Resident portion of shared memory
The resident portion of shared memory includes areas of shared memory that record the state of the database server, including locks, log files, and the locations of dbspaces, chunks, and tblspaces. The resident portion of shared memory includes areas of shared memory that record the state of the database server, including buffers, locks, log files, and the locations of dbspaces, chunks, and tblspaces.
The settings that you use for the LOCKS, LOGBUFF, and PHYSBUFF configuration parameters help determine the size of the resident portion.
The BUFFERPOOL configuration parameter determines the number of buffers allocated to the resident segment when the database server is started. Subsequent buffer pools that are added while the database server is running are moved into virtual memory until the database server is restarted.
In addition to these configuration parameters, which affect the size of the resident portion, the RESIDENT configuration parameter can affect memory use.
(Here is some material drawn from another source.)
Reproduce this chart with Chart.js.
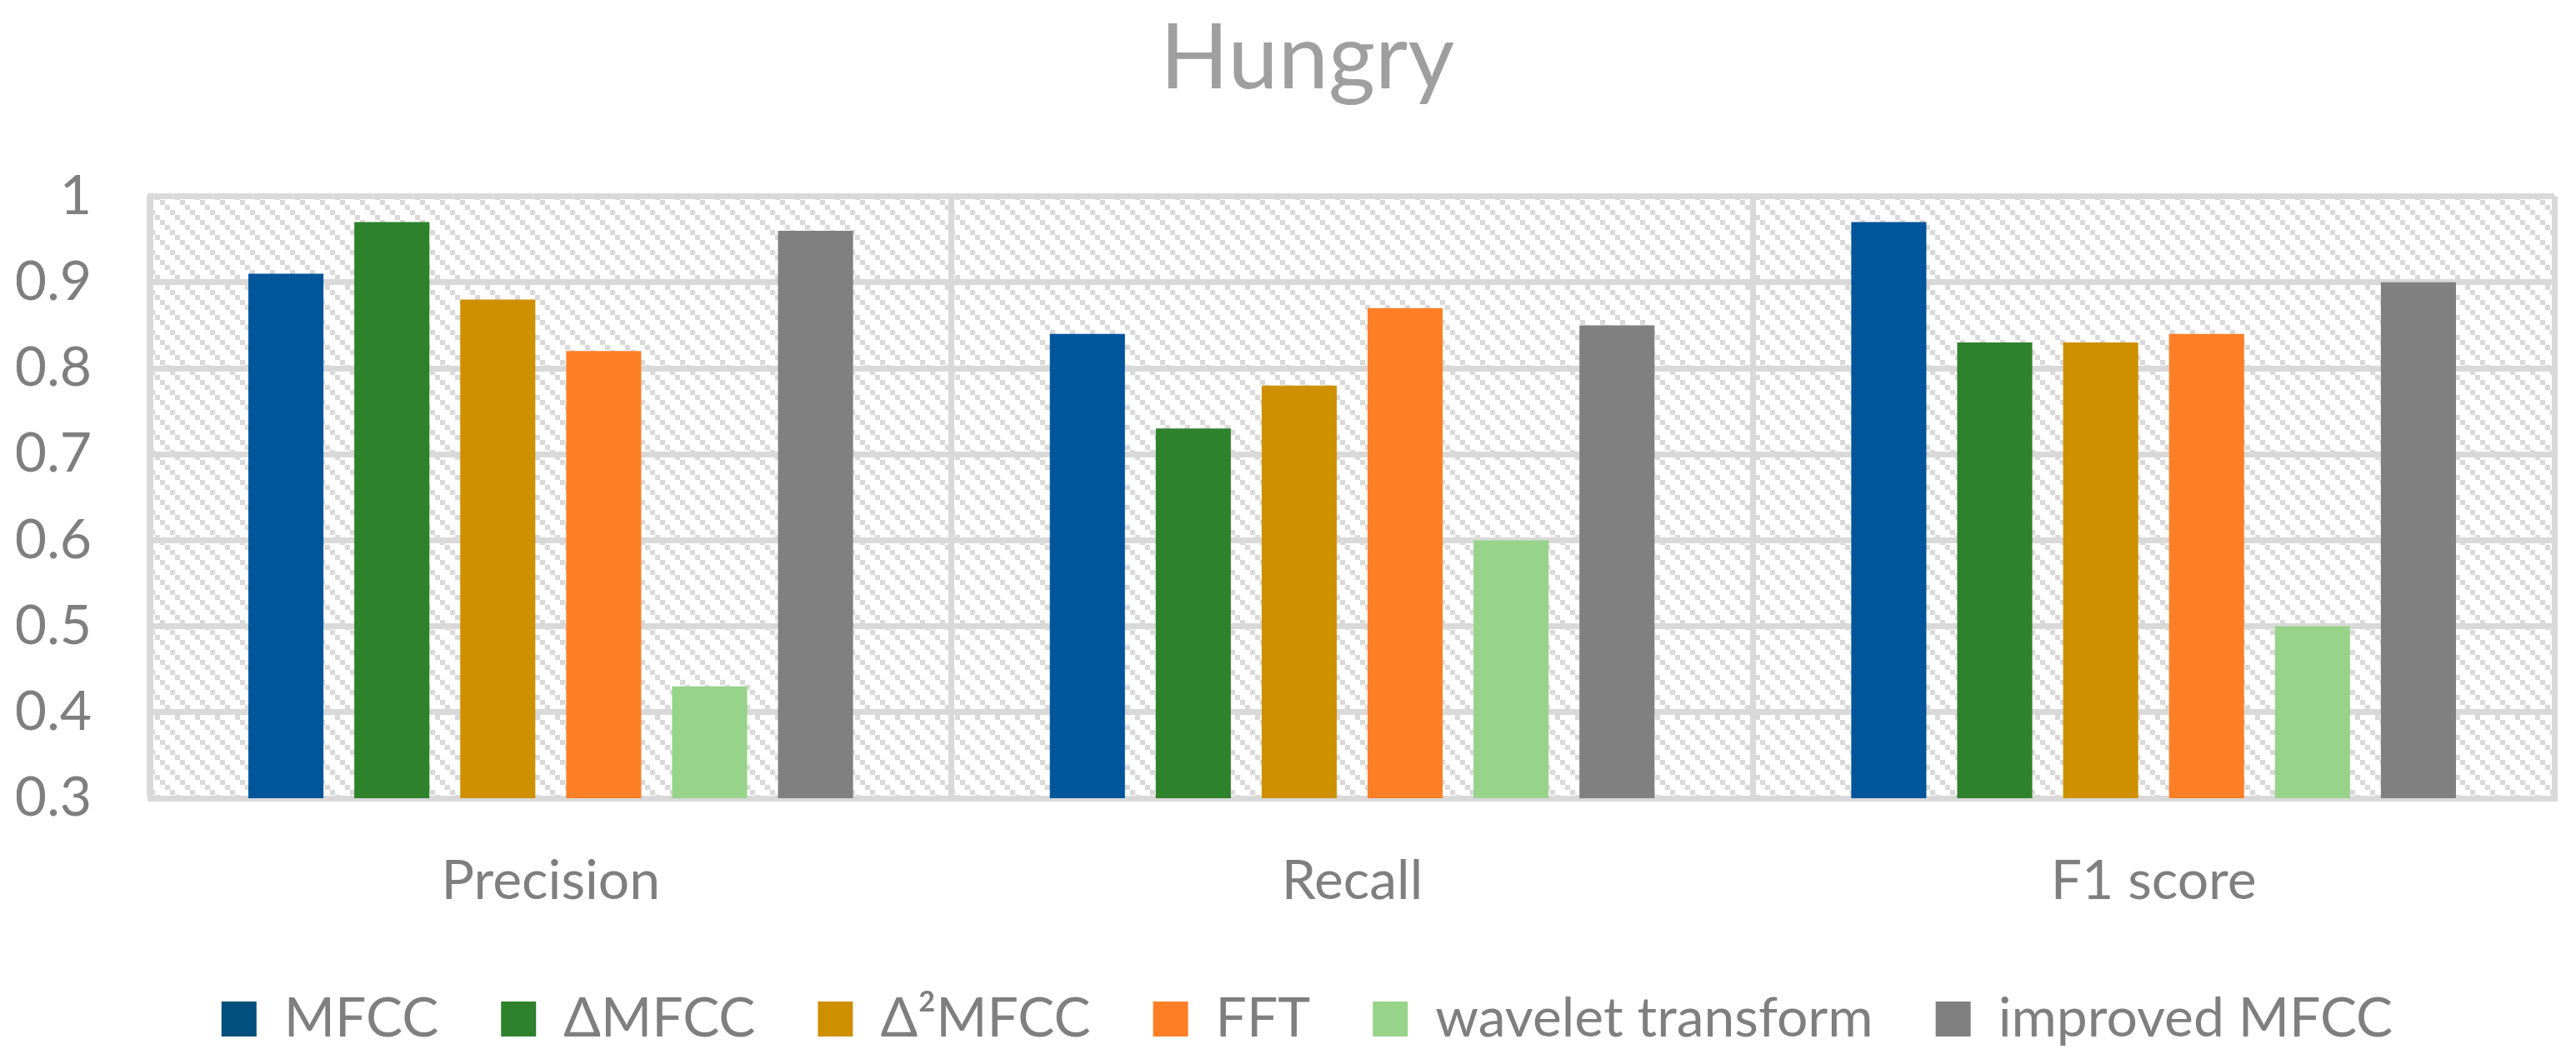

When a computer supports forced residency and the RESIDENT configuration parameter is set to a value that locks the resident or resident and virtual portions, the resident portion is never paged out.
The machine notes file for your database server indicates whether your operating system supports forced residency.
On AIX®, Solaris, and Linux™ systems that support large pages, the IFX_LARGE_PAGES environment variable can enable the use of large pages for non-message shared memory segments that are locked in physical memory. If large pages are configured by operating system commands and the RESIDENT configuration parameter specifies that some or all of the resident and virtual portions of shared memory are locked in physical memory, OneDB uses large pages for the corresponding shared memory segments, provided sufficient large pages are available. The use of large pages can offer significant performance benefits in large memory configurations.